Aggie moonlights as a bingo host for ARCH’s (HIV/AIDS Resources and Community Health) fundraisers aimed at raising awareness on safe sexual practices in addition to gender and sexual diversity. Over the years her passion for social justice has transformed into a deeply rooted belief in civic responsibility. Her research and partnership to communicate challenges faced by individual members to the community at large is her main motivation in pursuing
political office. She affirms it is the position of politicians to listen and to ensure communication is open and accessible to every constituent. She looks forward to building a collaboration between Guelph and Queens Park for a better Ontario. Her favourite animal is the river otter and she strives to be as clever and curious in approaching everyday problems. As a resident for almost 20 years, she considers Guelph, Ontario to be her hometown.

A note from Aggie:

I am proud to have grown up in a city that has a history of taking bold, progressive initiatives to better the lives of its residents. Guelph is a unique ​riding, defined by the same borders that are the city’s limits. That supports its residents and services at all levels of government. That’s why this provincial election is so important to Guelph. We need to elect a government with policies that support​ the services we use as residents and recognizes where changes in
the legislature need to happen to support the needs of this community now.

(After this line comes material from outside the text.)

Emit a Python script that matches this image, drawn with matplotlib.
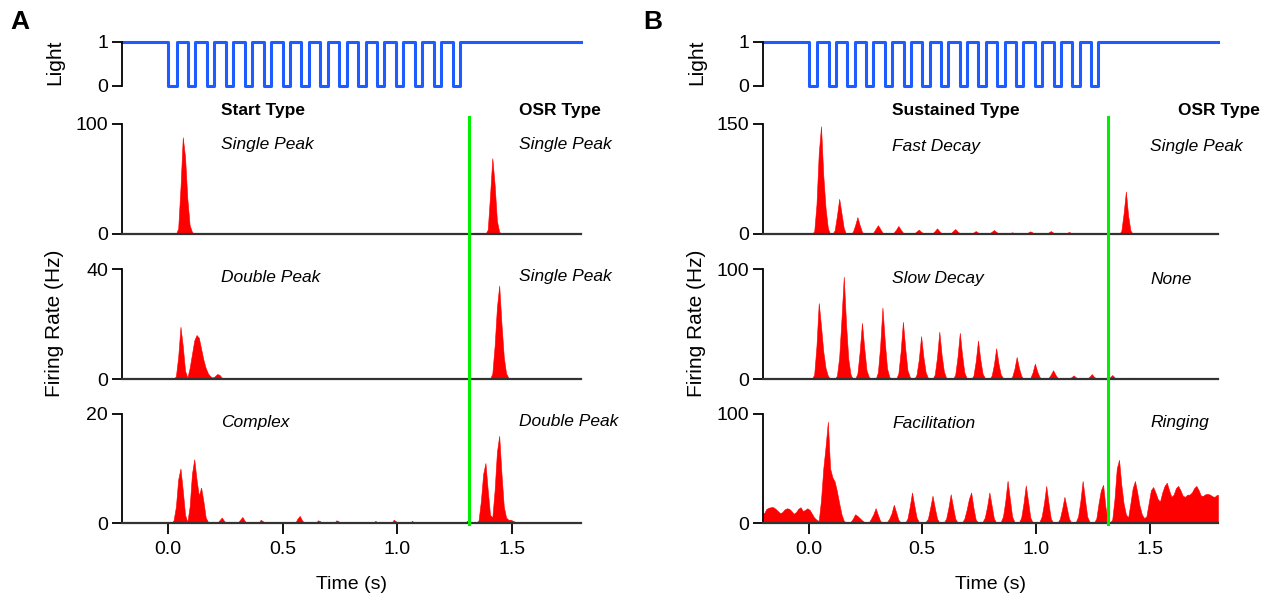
import numpy as np
import matplotlib
matplotlib.use('Agg')
import matplotlib.pyplot as plt
import matplotlib.transforms as mtransforms
from matplotlib.lines import Line2D

plt.rcParams['font.family'] = ['Liberation Sans', 'DejaVu Sans']

BIN = 0.01  # histogram bin width (s)

# light stimulus: off at 0, 15 flashes, back on after the train
light_off = 0.0
pulse_on = [0.038, 0.120, 0.203, 0.285, 0.368, 0.450, 0.532, 0.615,
            0.697, 0.780, 0.862, 0.944, 1.027, 1.109, 1.192]
pulse_off = [0.088, 0.170, 0.253, 0.335, 0.418, 0.500, 0.582, 0.665,
             0.747, 0.830, 0.912, 0.994, 1.077, 1.159, 1.242]
light_back = 1.274
osr_line = 1.315

# --- panel A: start type cells (segment start time, bin heights in Hz)
a1_starts = [0.04, 1.39]
a1_heights = [
    [5, 42, 88, 70, 32, 8, 2],
    [4, 35, 69, 45, 12, 2],
]

a2_starts = [0.03, 1.41]
a2_heights = [
    [1, 8, 19, 12, 3, 0.5, 4, 9, 14, 16, 15, 11, 7, 4, 2, 1, 0.5, 1, 1.8, 1.5, 0.5],
    [2, 12, 26, 34, 20, 8, 2, 0.5],
]

a3_starts = [0.02, 0.22, 0.31, 0.40, 0.49, 0.56, 0.65, 0.73, 0.82, 0.90,
             0.98, 1.06, 1.23, 1.30, 1.35]
a3_heights = [
    [0.5, 3, 8, 10, 6, 1.5, 0.2, 3, 9, 11.7, 8, 5, 6.5, 4, 1, 0.2],
    [0.5, 1, 0.4],
    [0.6, 1.1, 0.4],
    [0.6, 0.3],
    [0.2],
    [0.8, 1.3, 0.5],
    [0.5, 0.3],
    [0.5, 0.3],
    [0.2],
    [0.4],
    [0.6, 0.3],
    [0.4],
    [0.2],
    [0.4],
    [0.5, 4, 9, 11, 6, 1.5, 1, 6, 13, 16, 9, 3, 1, 0.6, 0.6, 0.4, 0.2],
]

# --- panel B: sustained type cells
b1_starts = [-0.03, 0.11, 0.19, 0.28, 0.37, 0.46, 0.54, 0.62, 0.71, 0.79,
             0.87, 0.95, 1.04, 1.12, 1.21, 1.29, 1.37]
b1_heights = [
    [0.5, 0.5, 0.5, 0.5, 1, 3, 40, 110, 147, 80, 35, 8],
    [5, 25, 48, 28, 8],
    [3, 12, 23, 12, 3],
    [2, 7, 12, 7, 2],
    [2, 6, 11, 6, 2],
    [1, 3.5, 6, 3, 1],
    [1, 4, 7.7, 4, 1],
    [1, 4, 6.8, 3.5, 1],
    [0.5, 2, 4, 2, 0.5],
    [0.8, 3, 5.4, 3, 0.8],
    [0.4, 1.2, 2.3, 1.2, 0.4],
    [0.5, 2, 3.6, 2, 0.5],
    [0.5, 2, 4, 2, 0.5],
    [0.4, 1.4, 2.7, 1.4, 0.4],
    [0.5, 1, 0.5],
    [0.3, 1, 1.8, 1, 0.3],
    [4, 28, 58, 25, 5],
]

b2_starts = [0.02, 0.12, 0.21, 0.30, 0.39, 0.47, 0.55, 0.64, 0.72, 0.80,
             0.89, 0.97, 1.05, 1.14, 1.22, 1.31, 1.39]
b2_heights = [
    [4, 30, 69, 48, 25, 10, 3],
    [3, 20, 55, 93, 50, 18, 4],
    [5, 25, 51, 28, 8, 2],
    [6, 30, 65, 35, 10, 2],
    [5, 25, 52, 28, 8, 2],
    [4, 18, 39, 20, 6, 1],
    [4, 20, 43, 22, 7, 1],
    [4, 20, 42, 22, 6, 1],
    [3, 16, 35, 18, 5, 1],
    [3, 13, 28, 14, 4, 1],
    [2, 9, 20, 10, 3],
    [1, 6, 14, 7, 2],
    [1, 4, 8, 4, 1],
    [0.5, 1.5, 3.3, 1.5, 0.5],
    [0.5, 2, 4.5, 2, 0.5],
    [0.5, 1.5, 3.6, 1.5, 0.5],
    [0.5, 1.2, 0.5],
]

b3_starts = [-0.20]
b3_heights = [[
    9, 13, 14, 14.5, 14.5, 13, 11, 9, 10, 12.5, 13.5, 13, 11, 8.5, 10, 13, 14.5, 11, 12, 13.5,
    12, 8.5, 5, 3, 2, 21, 50, 70, 93, 50, 42, 38, 29, 18, 8, 2, 0.5, 0.3, 1, 4,
    8, 6.5, 4.5, 2.5, 1, 0.3, 0.5, 4, 8, 13.6, 7.5, 2, 0.3, 0.3, 1, 4, 9, 16.7, 10, 3,
    0.5, 0.3, 0.5, 4, 15, 28, 16, 5, 1, 0.3, 0.5, 1, 4, 14, 25, 14, 4, 0.5, 0.3, 0.5,
    4, 14, 26.4, 15, 4, 0.5, 0.3, 0.5, 4, 12, 22, 28, 14, 3, 0.5, 0.3, 1, 5, 15, 28,
    16, 4, 0.5, 0.3, 1, 6, 20, 38.8, 22, 6, 1, 0.3, 0.5, 5, 18, 34.5, 20, 5, 0.5, 0.3,
    0.5, 1, 6, 18, 34, 18, 4, 0.5, 0.3, 0.5, 4, 13, 24, 14, 4, 0.5, 0.3, 1, 6, 20,
    38.6, 22, 6, 1, 0.3, 0.5, 4, 18, 30, 35, 15, 3, 0.5, 3, 22, 50, 58, 35, 18, 8,
    5, 18, 32, 38.5, 28, 16, 8, 4.5, 6, 18, 30, 33, 28, 22, 19.7, 28, 34, 37, 30, 24,
    26, 32, 34, 30, 25, 24, 26, 26, 28, 32, 34, 30, 25, 25, 26.5, 26.7, 26, 24.5, 24, 25.8,
]]

ymax_a = [100, 40, 20]
ymax_b = [150, 100, 100]
head_a = ['Start Type', 'OSR Type']
head_b = ['Sustained Type', 'OSR Type']
kind_a = [('Single Peak', 'Single Peak'), ('Double Peak', 'Single Peak'), ('Complex', 'Double Peak')]
kind_b = [('Fast Decay', 'Single Peak'), ('Slow Decay', 'None'), ('Facilitation', 'Ringing')]
xticks = [0.0, 0.5, 1.0, 1.5]

W, H = 1262, 602
fig = plt.figure(figsize=(W / 100, H / 100), dpi=100)
edges = np.round(np.arange(-0.2, 1.8 + BIN / 2, BIN), 3)
centers = edges[:-1] + BIN / 2


def px_axes(x0, x1, ytop, ybot):
    return fig.add_axes([x0 / W, 1 - ybot / H, (x1 - x0) / W, (ybot - ytop) / H])


def style(ax, ymax, labels, bottom=True):
    ax.set_xlim(-0.2, 1.8)
    ax.set_ylim(0, ymax)
    ax.set_facecolor('none')
    for s in ['top', 'right']:
        ax.spines[s].set_visible(False)
    ax.spines['left'].set_linewidth(1.3)
    ax.spines['bottom'].set_linewidth(1.6)
    ax.spines['bottom'].set_color('#333333')
    ax.spines['bottom'].set_visible(bottom)
    ax.set_yticks([0, ymax])
    ax.set_yticklabels(labels)
    ax.tick_params(axis='y', direction='out', length=7, width=1.3, labelsize=14, pad=3)
    ax.set_xticks([])


def draw_hist(ax, starts, heights):
    counts = np.zeros(len(centers))
    for s, hh in zip(starts, heights):
        i0 = int(round((s - edges[0]) / BIN))
        counts[i0:i0 + len(hh)] = hh
    x = np.concatenate([[edges[0]], centers, [edges[-1]]])
    y = np.concatenate([[counts[0]], counts, [counts[-1]]])
    ax.fill_between(x, 0, y, color='#ff0000', linewidth=0.4, edgecolor='#ff0000', zorder=1)


cols = [
    (122, 580.6, ymax_a, [(a1_starts, a1_heights), (a2_starts, a2_heights), (a3_starts, a3_heights)],
     head_a, kind_a, 'A', 10, 55, (221, 519), (221, 519)),
    (763, 1218, ymax_b, [(b1_starts, b1_heights), (b2_starts, b2_heights), (b3_starts, b3_heights)],
     head_b, kind_b, 'B', 643, 697, (892, 1178), (892, 1150)),
]
rows = [(124, 234), (269, 379), (414, 523)]
italic_y = [[145, 277, 422], [147, 279, 423]]

for ci, (x0, x1, ymaxs, data, heads, kinds, letter, lx, ylx, hx, kx) in enumerate(cols):
    # light trace
    axl = px_axes(x0, x1, 42, 86)
    style(axl, 1, ['0', '1'], bottom=False)
    t = [-0.2, light_off]
    lv = [1, 0]
    for on, off in zip(pulse_on, pulse_off):
        t += [on, off]
        lv += [1, 0]
    t += [light_back, 1.8]
    lv += [1, 1]
    axl.step(t, lv, where='post', color='#1f5cff', lw=2.2, clip_on=False)
    fig.text(ylx / W, 1 - 62 / H, 'Light', rotation=90, ha='center', va='center', fontsize=15)

    axes = []
    for ri, ((ytop, ybot), ymax, (st, hh)) in enumerate(zip(rows, ymaxs, data)):
        ax = px_axes(x0, x1, ytop, ybot)
        style(ax, ymax, ['0', str(ymax)])
        draw_hist(ax, st, hh)
        axes.append(ax)
        fig.text(kx[0] / W, 1 - italic_y[ci][ri] / H, kinds[ri][0], style='italic',
                 ha='left', va='center', fontsize=12.5)
        fig.text(kx[1] / W, 1 - italic_y[ci][ri] / H, kinds[ri][1], style='italic',
                 ha='left', va='center', fontsize=12.5)

    ax3 = axes[-1]
    ax3.set_xticks(xticks)
    ax3.set_xticklabels(['0.0', '0.5', '1.0', '1.5'])
    ax3.tick_params(axis='x', direction='out', length=8, width=1.3, labelsize=14, pad=5)
    ax3.set_xlabel('Time (s)', fontsize=14, labelpad=13)

    fig.text(ylx / W, 1 - 323 / H, 'Firing Rate (Hz)', rotation=90, ha='center', va='center', fontsize=15)
    fig.text(hx[0] / W, 1 - 111 / H, heads[0], fontweight='bold', ha='left', va='center', fontsize=12.5)
    fig.text(hx[1] / W, 1 - 111 / H, heads[1], fontweight='bold', ha='left', va='center', fontsize=12.5)
    fig.text(lx / W, 1 - 22 / H, letter, fontweight='bold', ha='left', va='center', fontsize=19)

    # OSR marker spanning all three histogram rows
    tr = mtransforms.blended_transform_factory(ax3.transData, fig.transFigure)
    fig.add_artist(Line2D([osr_line, osr_line], [1 - 117 / H, 1 - 524 / H], transform=tr,
                          color='#00ee00', lw=2.2, zorder=5))

fig.savefig('out.png', dpi=100)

The NDP is a party that believes a healthy society starts by supporting the people that live in it by developing policy that protects​ public services while also recognizing where we can do better. This is why the Ontario NDP wants to address overcrowding in hospitals and offer a Pharmacare plan that covers all ages. We are the party that stands with unions because we recognize that these organizations are what defend people. We are the party that has a plan to lower hydro bills in Ontario now and invest more in the transition​ to a renewable economy.

I’m seeking the nomination to represent the NDP in Guelph in the next provincial election. I see a party that reflects the progressive​ values of the city I grew up in. I see a party that recognizes where more could be done and a city that could benefit from it today for tomorrow.